Here is the review from the critic of the Courier Press, Evansville from Steve's concert last night.
"As I was leaving the Evansville Philharmonic's last Pops Concert of the year Sunday afternoon, a friend asked me how I liked the concert. I'm sure he expected a good healthy dose of snobbery - it is rumored that I am a snob - but I just said "This was really a fun concert, wasn't it?"
He was disappointed, I can tell you.
But this was fun. Billed as a "Star-Spangled Spectacular," it was the kind of concert you might have gone to in the town park in 1920 - marches, patriotic songs, a flashy soloist and lots of fun. At this kind of concert, you come to hear the familiar, the tried and true, well-played and lustily sung.
Of course, we had the obligatory "National Emblem" march and a rousing version of John Philip Sousa's "Washington Post March." This music has the same place in America as the Strauss waltzes do in Vienna - we do them right, and no one else quite gets it.
These are marches that are meant to carry you down the street, and the good ones, like the Sousa marches, stay with you long after the music stops. They are instantly familiar to every American. I'll bet the audience could have sung right along.
Music Director Alfred Savia's program had no real surprises, and I for one was glad. This is the kind of concert where you want to hear the familiar and comfortable.
The first piece after the national anthem, Morton Gould's "American Salute," is an oddity with an arrangement of "When Johnny Comes Marching Home" as a concert overture. It starts out as tense as a coiled spring, and the tension never resolves until that last note - it's an exciting, colorful piece that is the perfect curtain raiser.
There was one surprise on the program - the artistry of Steven Mead. Who knew a euphonium could sound like this? This was pure revelation; the musical version of shock and awe.
I remember the story about Johannes Brahms saying, upon hearing the Dvorak "Cello Concerto," that if he had known a cello could sound like that, he would have written a cello concerto himself. It's too bad neither Brahms nor Antonin Dvorak did a concerto for this instrument.
The euphonium, a high-pitched tuba, also is known in the U.S. as the baritone, that unloved and ignored member of the low brass section in every high school band that has only one solo in the standard repertoire, in the first movement of Gustav Holst's "The Planets."
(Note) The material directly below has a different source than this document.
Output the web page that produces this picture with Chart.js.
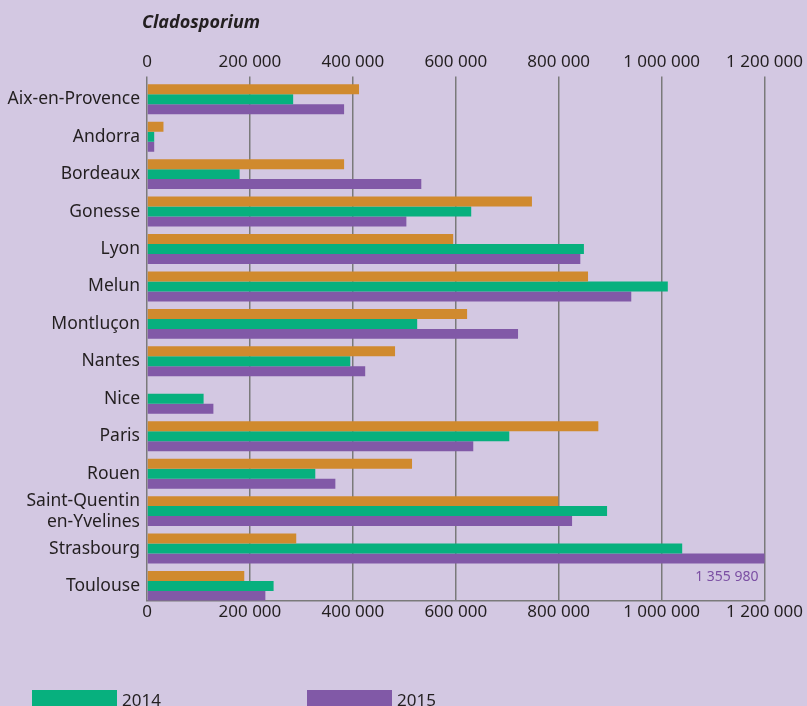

Probably the foremost euphonium player in the world, and certainly the most prominent, Mead plays so well, so fluently, with such virtuosity that you begin wondering why the instrument has languished so long. The warm, almost vocal quality of his tone and his ability to play rapidly are every bit the match for any other soloist we have heard this year.
Mead's performance of "Variations on 'The Carnival of Venice,'" an old bandstand chestnut if ever there was one, was perfect.
Mead also played on a couple of other numbers, including Kevin Kaska's "Majestic Journey." I would like to know more about this one.
A fiery overture for euphonium and orchestra, this was a real highlight of the program. The piece sounds quite a lot like superior movie music - I was thinking of Bruce Broughton's score for "Silverado" - and thought maybe the subtitle of the piece could be "A Cowboy and his Tuba."
I'd like to hear it again.
We also were served up the Philharmonic Chorus, in fine voice, on Aaron Copland's "Old American Songs," which were unexpected and quite beautiful, and the usual rousers - "The Battle Hymn of the Republic," "America the Beautiful" and "God Bless America." Without these, it would have been a pale afternoon indeed.
The last piece on the printed program was "God Bless America," with Evansville's own Joan Moore-Mobley of the Brown Sisters filling in for Kate Smith. If you're from here, you know this lady can sing, and her powerful ringing voice was no surprise.
Of course the encore was "The Stars and Stripes Forever," complete with the chorus waving flags and the orchestra blazing away. (I couldn't follow the words the chorus were singing, but I so hope they had to do with our web-footed friends.) As a final shocker from Mead, he played the famous piccolo part on the euphonium.
In short, this was a great way to spend the afternoon. All we needed was lemonade and some straw boaters, and it would have been perfect. I would say "Bravo," but "Rah-rah, sis-boom-bah" seems more appropriate."